§ Stated task:
Leave out any pictures and transcribe all other data below exactly.
● ● ● ●
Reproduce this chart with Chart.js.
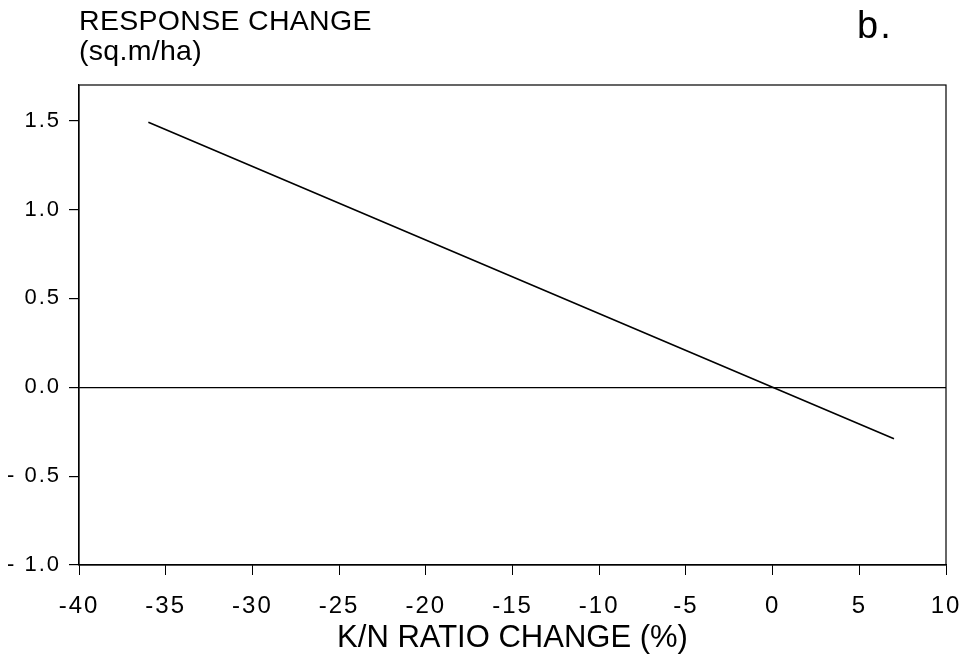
<!DOCTYPE html>
<html>
<head>
<meta charset="utf-8">
<script src="https://cdn.jsdelivr.net/npm/chart.js@4.4.1/dist/chart.umd.min.js"></script>
<style>
    html, body { margin: 0; padding: 0; background: #fff; }
    #wrap { position: relative; width: 967px; height: 658px; }
    .lbl { position: absolute; font-family: "Liberation Sans", Arial, sans-serif; color: #000; white-space: nowrap; }
</style>
</head>
<body>
<div id="wrap">
    <canvas id="lineChart" width="967" height="658"></canvas>
    <div class="lbl" style="left:79px; top:5px; font-size:28.5px; line-height:30px; letter-spacing:0.3px;">RESPONSE CHANGE<br>(sq.m/ha)</div>
    <div class="lbl" style="left:857px; top:6px; font-size:38px; line-height:38px; letter-spacing:2px;">b.</div>
    <div class="lbl" style="left:79px; width:867px; text-align:center; top:621px; font-size:31px; line-height:31px;">K/N RATIO CHANGE (%)</div>
</div>
<script>
    // values
    const kRatioChange = [-36, 0, 7];
    const responseChange = [1.49, 0, -0.29];
    const xTicks = [-40, -35, -30, -25, -20, -15, -10, -5, 0, 5, 10];
    const yTicks = [-1.0, -0.5, 0.0, 0.5, 1.0, 1.5];

    // the original labels are set wide
    const spacing = {
        id: "spacing",
        beforeUpdate(chart) { chart.ctx.letterSpacing = "2px"; },
        beforeDraw(chart) { chart.ctx.letterSpacing = "2px"; },
    };

    const frame = {
        id: "frame",
        afterDraw(chart) {
            const a = chart.chartArea;
            const ctx = chart.ctx;
            ctx.save();
            ctx.strokeStyle = "#000";
            ctx.lineWidth = 1.2;
            ctx.strokeRect(a.left, a.top, a.right - a.left, a.bottom - a.top);
            ctx.restore();
        },
    };

    new Chart(document.getElementById("lineChart"), {
        type: "line",
        data: {
            datasets: [
                {
                    data: kRatioChange.map((x, i) => ({ x: x, y: responseChange[i] })),
                    borderColor: "#000",
                    borderWidth: 1.6,
                    pointRadius: 0,
                    fill: false,
                    tension: 0,
                },
            ],
        },
        options: {
            responsive: false,
            animation: false,
            layout: { padding: { top: 85, right: 21, left: 0, bottom: 0 } },
            plugins: { legend: { display: false }, tooltip: { enabled: false } },
            scales: {
                x: {
                    type: "linear",
                    min: -40,
                    max: 10,
                    afterBuildTicks: (s) => { s.ticks = xTicks.map((v) => ({ value: v })); },
                    afterFit: (s) => {
                        s.height = 93;
                        s.paddingLeft = 0;
                        s.paddingRight = 0;
                    },
                    grid: { color: "transparent", tickColor: "#000", tickLength: 10, drawOnChartArea: false },
                    border: { display: true, color: "#000", width: 1.2 },
                    ticks: {
                        color: "#000",
                        padding: 17,
                        maxRotation: 0,
                        font: { family: "'Liberation Sans', Arial", size: 24 },
                        callback: (v) => String(v),
                    },
                },
                y: {
                    type: "linear",
                    min: -1.0,
                    max: 1.7,
                    afterBuildTicks: (s) => { s.ticks = yTicks.map((v) => ({ value: v })); },
                    afterFit: (s) => {
                        s.width = 79;
                        s.paddingTop = 0;
                        s.paddingBottom = 0;
                    },
                    grid: {
                        color: (c) => (c.tick && c.tick.value === 0 ? "#000" : "transparent"),
                        lineWidth: 1.2,
                        tickColor: "#000",
                        tickLength: 10,
                    },
                    border: { display: true, color: "#000", width: 1.2 },
                    ticks: {
                        color: "#000",
                        padding: 8,
                        font: { family: "'Liberation Sans', Arial", size: 22 },
                        callback: (v) => (v < 0 ? "- " + Math.abs(v).toFixed(1) : v.toFixed(1)),
                    },
                },
            },
        },
        plugins: [spacing, frame],
    });
</script>
</body>
</html>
● ● ● ●
§ Result of this exercise:
Reproduce this chart with Chart.js.
<!DOCTYPE html>
<html>
<head>
<meta charset="utf-8">
<script src="https://cdn.jsdelivr.net/npm/chart.js@4.4.1/dist/chart.umd.min.js"></script>
<style>
    html, body { margin: 0; padding: 0; background: #fff; }
    #wrap { position: relative; width: 967px; height: 658px; }
    .lbl { position: absolute; font-family: "Liberation Sans", Arial, sans-serif; color: #000; white-space: nowrap; }
</style>
</head>
<body>
<div id="wrap">
    <canvas id="lineChart" width="967" height="658"></canvas>
    <div class="lbl" style="left:79px; top:5px; font-size:28.5px; line-height:30px; letter-spacing:0.3px;">RESPONSE CHANGE<br>(sq.m/ha)</div>
    <div class="lbl" style="left:857px; top:6px; font-size:38px; line-height:38px; letter-spacing:2px;">b.</div>
    <div class="lbl" style="left:79px; width:867px; text-align:center; top:621px; font-size:31px; line-height:31px;">K/N RATIO CHANGE (%)</div>
</div>
<script>
    // values
    const kRatioChange = [-36, 0, 7];
    const responseChange = [1.49, 0, -0.29];
    const xTicks = [-40, -35, -30, -25, -20, -15, -10, -5, 0, 5, 10];
    const yTicks = [-1.0, -0.5, 0.0, 0.5, 1.0, 1.5];

    // the original labels are set wide
    const spacing = {
        id: "spacing",
        beforeUpdate(chart) { chart.ctx.letterSpacing = "2px"; },
        beforeDraw(chart) { chart.ctx.letterSpacing = "2px"; },
    };

    const frame = {
        id: "frame",
        afterDraw(chart) {
            const a = chart.chartArea;
            const ctx = chart.ctx;
            ctx.save();
            ctx.strokeStyle = "#000";
            ctx.lineWidth = 1.2;
            ctx.strokeRect(a.left, a.top, a.right - a.left, a.bottom - a.top);
            ctx.restore();
        },
    };

    new Chart(document.getElementById("lineChart"), {
        type: "line",
        data: {
            datasets: [
                {
                    data: kRatioChange.map((x, i) => ({ x: x, y: responseChange[i] })),
                    borderColor: "#000",
                    borderWidth: 1.6,
                    pointRadius: 0,
                    fill: false,
                    tension: 0,
                },
            ],
        },
        options: {
            responsive: false,
            animation: false,
            layout: { padding: { top: 85, right: 21, left: 0, bottom: 0 } },
            plugins: { legend: { display: false }, tooltip: { enabled: false } },
            scales: {
                x: {
                    type: "linear",
                    min: -40,
                    max: 10,
                    afterBuildTicks: (s) => { s.ticks = xTicks.map((v) => ({ value: v })); },
                    afterFit: (s) => {
                        s.height = 93;
                        s.paddingLeft = 0;
                        s.paddingRight = 0;
                    },
                    grid: { color: "transparent", tickColor: "#000", tickLength: 10, drawOnChartArea: false },
                    border: { display: true, color: "#000", width: 1.2 },
                    ticks: {
                        color: "#000",
                        padding: 17,
                        maxRotation: 0,
                        font: { family: "'Liberation Sans', Arial", size: 24 },
                        callback: (v) => String(v),
                    },
                },
                y: {
                    type: "linear",
                    min: -1.0,
                    max: 1.7,
                    afterBuildTicks: (s) => { s.ticks = yTicks.map((v) => ({ value: v })); },
                    afterFit: (s) => {
                        s.width = 79;
                        s.paddingTop = 0;
                        s.paddingBottom = 0;
                    },
                    grid: {
                        color: (c) => (c.tick && c.tick.value === 0 ? "#000" : "transparent"),
                        lineWidth: 1.2,
                        tickColor: "#000",
                        tickLength: 10,
                    },
                    border: { display: true, color: "#000", width: 1.2 },
                    ticks: {
                        color: "#000",
                        padding: 8,
                        font: { family: "'Liberation Sans', Arial", size: 22 },
                        callback: (v) => (v < 0 ? "- " + Math.abs(v).toFixed(1) : v.toFixed(1)),
                    },
                },
            },
        },
        plugins: [spacing, frame],
    });
</script>
</body>
</html>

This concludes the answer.